The Centre’s decision to infuse Rs. 11,336 crore capital in five public sector banks (PSBs) is critical for servicing their debt instruments such as Additional Tier 1 bonds (AT-1), Upper Tier 2 and Innovative Perpetual Debt instruments, rating agency ICRA said.
On Tuesday, the finance ministry approved capital infusion in five banks — Punjab National Bank (Rs. 2,816 crore), Indian Overseas bank (Rs. 2,157 crore), Andhra Bank (Rs. 2,019 crore), Corporation Bank (Rs. 2,555 crore), and Allahabad bank (Rs. 1,790 crore).
‘Eight PSBs on the radar’
“As per our estimates, adjusted for deferred losses and early recall of AT1 bonds, the Tier 1 ratio of 8 PSBs was lower than the regulatory requirements of 7% hence constraining their ability to meet a CRAR of 9%,” said Anil Gupta, VP, financial sector ratings, ICRA.
These were Andhra Bank, IDBI Bank, Central Bank of India, Indian Overseas Bank, UCO Bank, Allahabad Bank, Corporation Bank and Punjab National Bank.
“While GoI has announced capital infusion into five of these PSBs and sale of IDBI bank to LIC, we expect further capital announcements for the other PSBs in the near future so that these banks can also meet the regulatory capital requirements,” Mr. Gupta said.

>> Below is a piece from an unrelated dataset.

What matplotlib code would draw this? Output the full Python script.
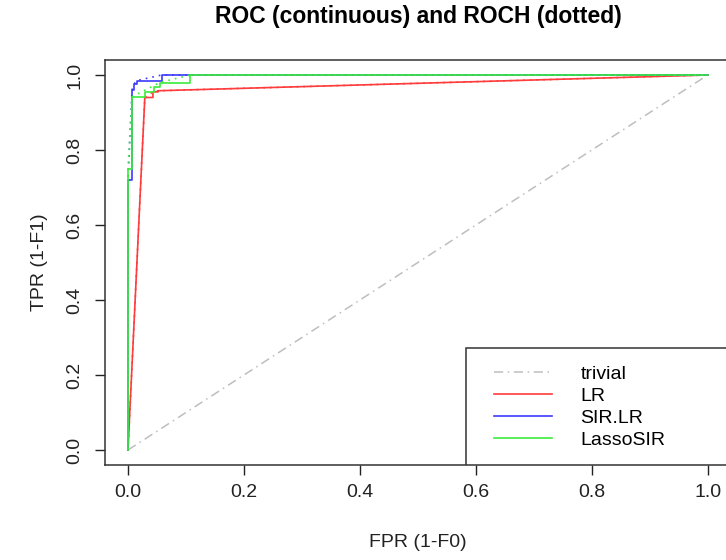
import matplotlib
matplotlib.use("Agg")
import matplotlib.pyplot as plt
from matplotlib.patches import Rectangle

plt.rcParams["font.family"] = ["Liberation Sans", "DejaVu Sans"]

# ROC curves (FPR, TPR)
lr_fpr = [0, 0.029, 0.043, 0.043, 0.052, 0.052, 1]
lr_tpr = [0, 0.940, 0.940, 0.955, 0.955, 0.958, 1]

sir_fpr = [0, 0, 0.007, 0.007, 0.010, 0.010, 0.015, 0.015, 0.058, 0.058, 1]
sir_tpr = [0, 0.72, 0.72, 0.960, 0.960, 0.975, 0.975, 0.985, 0.985, 1, 1]

lasso_fpr = [0, 0, 0.007, 0.007, 0.029, 0.029, 0.044, 0.044, 0.055, 0.055, 0.107, 0.107, 1]
lasso_tpr = [0, 0.75, 0.75, 0.942, 0.942, 0.955, 0.955, 0.969, 0.969, 0.980, 0.980, 1, 1]

labels = ["trivial", "LR", "SIR.LR", "LassoSIR"]
colors = ["#BEBEBE", "#FF3B3B", "#3B3BFF", "#3BEB3B"]


def upper_hull(xs, ys):
    # ROC convex hull (upper hull of the points)
    pts = sorted(set(zip(xs, ys)))
    hull = []
    for p in pts:
        while len(hull) >= 2:
            (x1, y1), (x2, y2) = hull[-2], hull[-1]
            cross = (x2 - x1) * (p[1] - y1) - (y2 - y1) * (p[0] - x1)
            if cross >= 0:
                hull.pop()
            else:
                break
        hull.append(p)
    hx, hy = zip(*hull)
    return list(hx), list(hy)


fig = plt.figure(figsize=(7.26, 5.6), dpi=100)
ax = fig.add_axes([104.8 / 726, 95 / 560, 626.2 / 726, 405 / 560])

ax.plot([0, 1], [0, 1], color=colors[0], lw=1.1, ls=(0, (6, 3, 1, 3)), label=labels[0])
curves = [(lr_fpr, lr_tpr), (sir_fpr, sir_tpr), (lasso_fpr, lasso_tpr)]
for (fx, ty), lab, col in zip(curves, labels[1:], colors[1:]):
    ax.plot(fx, ty, color=col, lw=1.2, label=lab)
    hx, hy = upper_hull(fx, ty)
    ax.plot(hx, hy, color=col, lw=1.2, ls=(0, (1, 3)))

ax.set_xlim(-0.04, 1.04)
ax.set_ylim(-0.04, 1.04)
ticks = [0.0, 0.2, 0.4, 0.6, 0.8, 1.0]
ax.set_xticks(ticks)
ax.set_yticks(ticks)
ax.set_xticklabels([f"{t:.1f}" for t in ticks])
ax.set_yticklabels([f"{t:.1f}" for t in ticks], rotation=90, va="center")
ax.tick_params(length=7.5, width=1, labelsize=14, color="#222222", labelcolor="#222222")
ax.tick_params(axis="x", pad=6)
ax.tick_params(axis="y", pad=8)
for s in ax.spines.values():
    s.set_linewidth(1.1)
    s.set_color("#333333")

ax.set_xlabel("FPR (1-F0)", fontsize=14, labelpad=24, color="#222222")
ax.set_ylabel("TPR (1-F1)", fontsize=14, labelpad=13, color="#222222")
ax.set_title("ROC (continuous) and ROCH (dotted)", fontsize=16.5, fontweight="bold", pad=27)

# R-style legend box anchored bottom-right, running to the plot edge
ax.add_patch(Rectangle((0.5768, 0), 1 - 0.5768, 0.2889, transform=ax.transAxes,
                       facecolor="white", edgecolor="#333333", lw=1.1, zorder=4))
leg = ax.legend(loc="upper left", bbox_to_anchor=(0.6215, 0.247), fontsize=14,
                frameon=False, borderaxespad=0, borderpad=0,
                handlelength=3.0, handletextpad=1.45, labelspacing=0.23)
leg.set_zorder(5)

fig.savefig("out.png", dpi=100)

The Centre has budgeted capital infusion of Rs. 65,000 crore in PSBs. He said while many PSBs are looking to divest their non-core assets and raise capital from the markets, the timing and certainty is difficult to predict.
He added the Centre may raise its budgeted capital requirements, depending on the progress of resolution of NCLT accounts, market capital raising and divestment of non-core assets. “However, that is expected [in] Q3/Q4 of FY19.”